The US retail giant became the first major retailer to release a large-scale audit of Bangladeshi factories it sources garments from, outlining the failure and improvement rates in fire and building safety at 75 facilities.
Ten of the 75 factories had failed initial assessments and improved their scores in follow-up inspections, Wal-Mart spokesman Kevin Gardner told Bloomberg. Only two plants did not meet standards during the follow-up assessment and Wal-Mart will no longer use those locations, he said.
The retailer hired Bureau Veritas to check some 200 factories it uses in the country, with plans to publicly release the results from the audits.
In an interview, Wal-Mart executives said the company stopped doing business with two factories that were unable to meet fire and building safety standards during remediation, although one factory owner plans to open a new facility.
“This is the first time any retailer has published this breadth of information about their factory base,” said Jan Saumweber, vice president of ethical sourcing at Wal-Mart.
“We were so encouraged to see the rate of improvement in such a short window of time. On average, they had 60 days from the initial assessment to follow through.”
She said the next phase of the process — a follow-up assessment of all of the factories — will begin in January.
The new inspection regime was prompted by the death of over 1,130 garment workers in the Rana Plaza building collapse in April.
The disaster, one of the worst industrial disasters on record, put pressure on all multinationals to act because they had made Bangladesh Asia's biggest clothes exporter after China and Hong Kong by taking advantage of its low costs.
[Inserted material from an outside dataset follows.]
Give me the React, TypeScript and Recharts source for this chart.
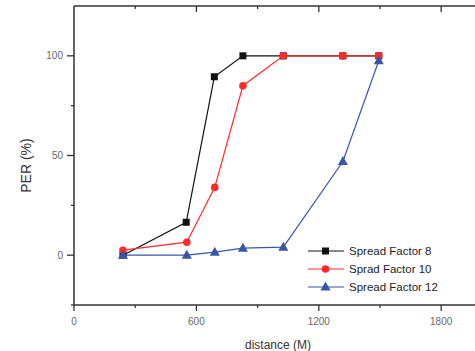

“It's always good to have companies like Wal-Mart conduct and release the results of the factory audits,” said Richard Locke, a political science professor at Brown University, told the Women's Wear Daily.
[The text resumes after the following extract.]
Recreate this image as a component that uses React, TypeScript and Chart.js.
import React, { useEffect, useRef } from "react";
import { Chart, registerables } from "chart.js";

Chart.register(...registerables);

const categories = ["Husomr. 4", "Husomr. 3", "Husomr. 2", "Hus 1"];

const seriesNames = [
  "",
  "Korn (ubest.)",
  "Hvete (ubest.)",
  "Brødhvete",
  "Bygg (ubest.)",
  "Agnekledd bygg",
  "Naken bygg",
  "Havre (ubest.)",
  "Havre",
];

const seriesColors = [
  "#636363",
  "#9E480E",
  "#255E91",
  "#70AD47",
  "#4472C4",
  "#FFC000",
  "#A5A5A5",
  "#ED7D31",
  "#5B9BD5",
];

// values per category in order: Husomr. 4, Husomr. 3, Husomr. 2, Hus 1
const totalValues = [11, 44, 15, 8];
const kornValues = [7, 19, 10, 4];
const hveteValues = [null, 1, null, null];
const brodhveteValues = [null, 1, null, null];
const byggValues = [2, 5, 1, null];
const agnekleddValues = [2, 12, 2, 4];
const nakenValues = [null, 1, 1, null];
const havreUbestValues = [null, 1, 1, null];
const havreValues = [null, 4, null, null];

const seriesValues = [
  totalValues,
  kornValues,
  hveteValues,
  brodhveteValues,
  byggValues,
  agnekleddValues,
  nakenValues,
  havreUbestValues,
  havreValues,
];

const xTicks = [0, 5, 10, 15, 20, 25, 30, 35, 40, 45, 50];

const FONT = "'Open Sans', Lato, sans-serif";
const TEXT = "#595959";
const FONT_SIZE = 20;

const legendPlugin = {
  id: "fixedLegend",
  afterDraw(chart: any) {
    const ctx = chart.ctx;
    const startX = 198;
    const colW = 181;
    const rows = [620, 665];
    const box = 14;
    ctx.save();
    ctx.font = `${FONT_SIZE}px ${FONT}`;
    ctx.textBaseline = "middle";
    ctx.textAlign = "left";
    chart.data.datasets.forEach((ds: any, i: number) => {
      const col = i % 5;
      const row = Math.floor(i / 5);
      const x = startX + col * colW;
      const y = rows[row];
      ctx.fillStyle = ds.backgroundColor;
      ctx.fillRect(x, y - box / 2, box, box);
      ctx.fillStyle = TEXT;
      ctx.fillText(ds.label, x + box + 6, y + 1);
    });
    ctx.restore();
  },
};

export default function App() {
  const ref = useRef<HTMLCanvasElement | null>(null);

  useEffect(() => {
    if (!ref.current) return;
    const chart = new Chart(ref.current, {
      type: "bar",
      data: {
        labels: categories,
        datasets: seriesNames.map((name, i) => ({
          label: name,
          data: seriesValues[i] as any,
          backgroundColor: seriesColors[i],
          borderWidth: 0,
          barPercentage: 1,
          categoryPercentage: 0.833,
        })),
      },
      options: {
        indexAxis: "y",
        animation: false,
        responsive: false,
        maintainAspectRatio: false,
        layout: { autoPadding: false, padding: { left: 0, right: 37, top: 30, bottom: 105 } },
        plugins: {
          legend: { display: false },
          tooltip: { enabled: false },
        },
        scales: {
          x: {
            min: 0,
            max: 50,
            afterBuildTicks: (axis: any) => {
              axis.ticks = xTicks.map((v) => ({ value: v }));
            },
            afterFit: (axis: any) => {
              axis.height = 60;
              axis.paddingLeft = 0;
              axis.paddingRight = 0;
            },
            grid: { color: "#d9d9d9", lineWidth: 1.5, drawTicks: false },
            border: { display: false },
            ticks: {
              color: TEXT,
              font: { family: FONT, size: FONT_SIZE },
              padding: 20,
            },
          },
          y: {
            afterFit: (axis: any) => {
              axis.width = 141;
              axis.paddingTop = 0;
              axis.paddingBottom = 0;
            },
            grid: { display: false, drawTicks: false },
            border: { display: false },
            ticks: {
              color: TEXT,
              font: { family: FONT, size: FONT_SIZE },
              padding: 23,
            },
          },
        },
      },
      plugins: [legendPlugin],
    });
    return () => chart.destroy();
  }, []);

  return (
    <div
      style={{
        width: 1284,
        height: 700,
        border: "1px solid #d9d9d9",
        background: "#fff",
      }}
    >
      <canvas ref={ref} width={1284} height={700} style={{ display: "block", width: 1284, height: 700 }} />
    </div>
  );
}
“I think it is good that Wal-Mart stopped doing business with factories that failed both audits.”
The International Labour Organisation welcomed the development. In Geneva, Gilbert Houngbo, a deputy director-general of the UN agency, said, “You can feel there is a momentum, quite frankly [in Bangladesh] that is quite different to what I saw six months ago.”
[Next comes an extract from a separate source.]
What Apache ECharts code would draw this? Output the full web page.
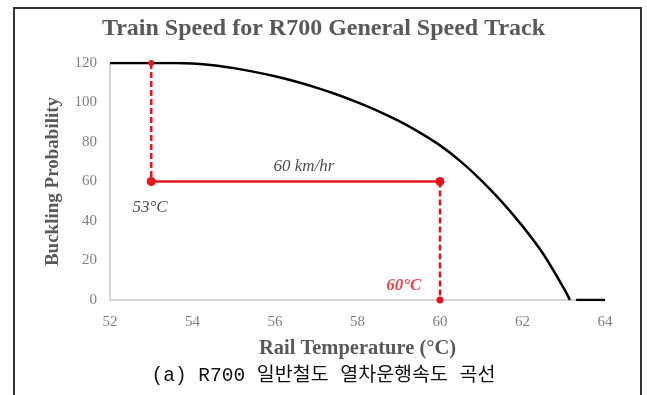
<!DOCTYPE html>
<html>
<head>
<meta charset="utf-8">
<script src="https://cdn.jsdelivr.net/npm/echarts@6/dist/echarts.min.js"></script>
<style>
html,body{margin:0;padding:0;background:#fff;}
#chart{width:647px;height:395px;}
</style>
</head>
<body>
<div id="chart"></div>
<script>
// Curve data (rail temperature vs value)
const curveTemp  = [52, 53, 53.6, 54, 54.5, 55, 55.5, 56, 56.5, 57, 57.5, 58, 58.5, 59, 59.5, 60, 60.5, 61, 61.5, 62, 62.5, 63, 63.15];
const curveValue = [120, 120, 120, 119.8, 118.9, 117.4, 115.5, 113.25, 110.6, 107.55, 104.05, 100.05, 95.65, 90.65, 84.9, 78.3, 70.2, 60.6, 49.7, 37.4, 23.4, 6, 0];
const tailTemp   = [63.3, 64];
const tailValue  = [0, 0];
// Speed limit guide lines
const lowTemp = 53;
const highTemp = 60;
const speedLevel = 60;
const topLevel = 120;
// Annotations
const annoText  = ['60 km/hr', '53°C', '60°C'];
const annoTemp  = [56.7, 52.97, 59.12];
const annoValue = [67.5, 47, 7.5];
// Axis ticks
const xTicks = { min: 52, max: 64, interval: 2 };
const yTicks = { min: 0, max: 120, interval: 20 };

const red = '#e8141c';
const serif = '"Liberation Serif", "Times New Roman", serif';

const chart = echarts.init(document.getElementById('chart'));
chart.setOption({
  animation: false,
  backgroundColor: '#fff',
  title: {
    text: 'Train Speed for R700 General Speed Track',
    left: 'center',
    top: 12,
    textStyle: { fontFamily: serif, fontWeight: 'bold', fontSize: 24, color: '#595959' }
  },
  graphic: [
    { type: 'rect', shape: { x: 14, y: 8, width: 627, height: 400 }, style: { fill: 'none', stroke: '#333', lineWidth: 2 }, z: 100 },
    { type: 'text', left: 'center', top: 366, style: { text: '(a) R700 일반철도 열차운행속도 곡선', font: '19.5px "Liberation Mono", "Noto Sans CJK KR"', fill: '#111' } }
  ],
  grid: { left: 110, right: 42, top: 63, bottom: 95 },
  xAxis: {
    type: 'value', min: xTicks.min, max: xTicks.max, interval: xTicks.interval,
    name: 'Rail Temperature (°C)', nameLocation: 'middle', nameGap: 38,
    nameTextStyle: { fontFamily: serif, fontWeight: 'bold', fontSize: 20.5, color: '#595959' },
    axisLine: { lineStyle: { color: '#c8c8c8', width: 1.5 } },
    axisTick: { show: false },
    splitLine: { show: false },
    axisLabel: { fontFamily: serif, fontSize: 15, color: '#7f7f7f', margin: 15 }
  },
  yAxis: {
    type: 'value', min: yTicks.min, max: yTicks.max, interval: yTicks.interval,
    name: 'Buckling Probability', nameLocation: 'middle', nameGap: 47,
    nameTextStyle: { fontFamily: serif, fontWeight: 'bold', fontSize: 19, color: '#595959' },
    axisLine: { show: true, lineStyle: { color: '#c8c8c8', width: 1.5 } },
    axisTick: { show: false },
    splitLine: { show: false },
    axisLabel: { fontFamily: serif, fontSize: 15, color: '#7f7f7f', margin: 13 }
  },
  series: [
    {
      type: 'line', data: curveTemp.map((t, i) => [t, curveValue[i]]),
      smooth: 0.3, showSymbol: false, lineStyle: { color: '#000', width: 2.5 }, z: 3
    },
    {
      type: 'line', data: tailTemp.map((t, i) => [t, tailValue[i]]),
      showSymbol: false, lineStyle: { color: '#000', width: 2.5 }, z: 3
    },
    {
      type: 'line', data: [[lowTemp, topLevel], [lowTemp, speedLevel]],
      symbol: 'circle', symbolSize: 6, itemStyle: { color: red },
      lineStyle: { color: red, width: 2.5, type: [6, 3] }, z: 4
    },
    {
      type: 'line', data: [[lowTemp, speedLevel], [highTemp, speedLevel]],
      symbol: 'circle', symbolSize: 9, itemStyle: { color: red },
      lineStyle: { color: red, width: 2.5 }, z: 5
    },
    {
      type: 'line', data: [[highTemp, speedLevel], [highTemp, 0]],
      symbol: 'circle', symbolSize: 7, itemStyle: { color: red },
      lineStyle: { color: red, width: 2.5, type: [6, 3] }, z: 4
    },
    {
      type: 'scatter', symbolSize: 0, silent: true,
      data: annoText.map((s, i) => ({
        value: [annoTemp[i], annoValue[i]], name: s,
        label: i === 2 ? { color: red, fontWeight: 'bold' } : {}
      })),
      label: {
        show: true, position: 'inside', formatter: p => p.name,
        fontFamily: serif, fontStyle: 'italic', fontSize: 17, color: '#222'
      },
      z: 6
    }
  ]
});
</script>
</body>
</html>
But the audit also sparked calls for more reform.
Scott Nova, executive director of the Worker Rights Consortium, a monitoring group in Washington, said Wal-Mart's disclosures were disappointingly opaque given the expectations it had created by vowing to be transparent.
“They offer no specifics whatsoever as to the dangers workers face in these factories, just a very general assessment of risk, conveyed through a 'scoring system' that is largely opaque,” he said.
Jyrki Raina, general secretary of IndustriALL Global Union, said, “There is very little information in the Wal-Mart reports; no specifics on what kind of dangers workers faced. It is just a very general assessment through this scoring system."
Locke said that audits alone are not enough to exact true reform in Bangladesh. Companies like Wal-Mart must invest to help owners develop more sophisticated management and health and safety systems to sustain a level of compliance. He also noted that retailers and brands should change the purchasing practices that may have contributed to the poor working conditions the companies are now trying to alleviate.
Jay Jorgensen, senior vice president and global chief compliance officer at Wal-Mart, said, “We are doing this because we believe transparency is a key driver of safety. Being transparent in our supply chain will help us all make safer working conditions for the workers.”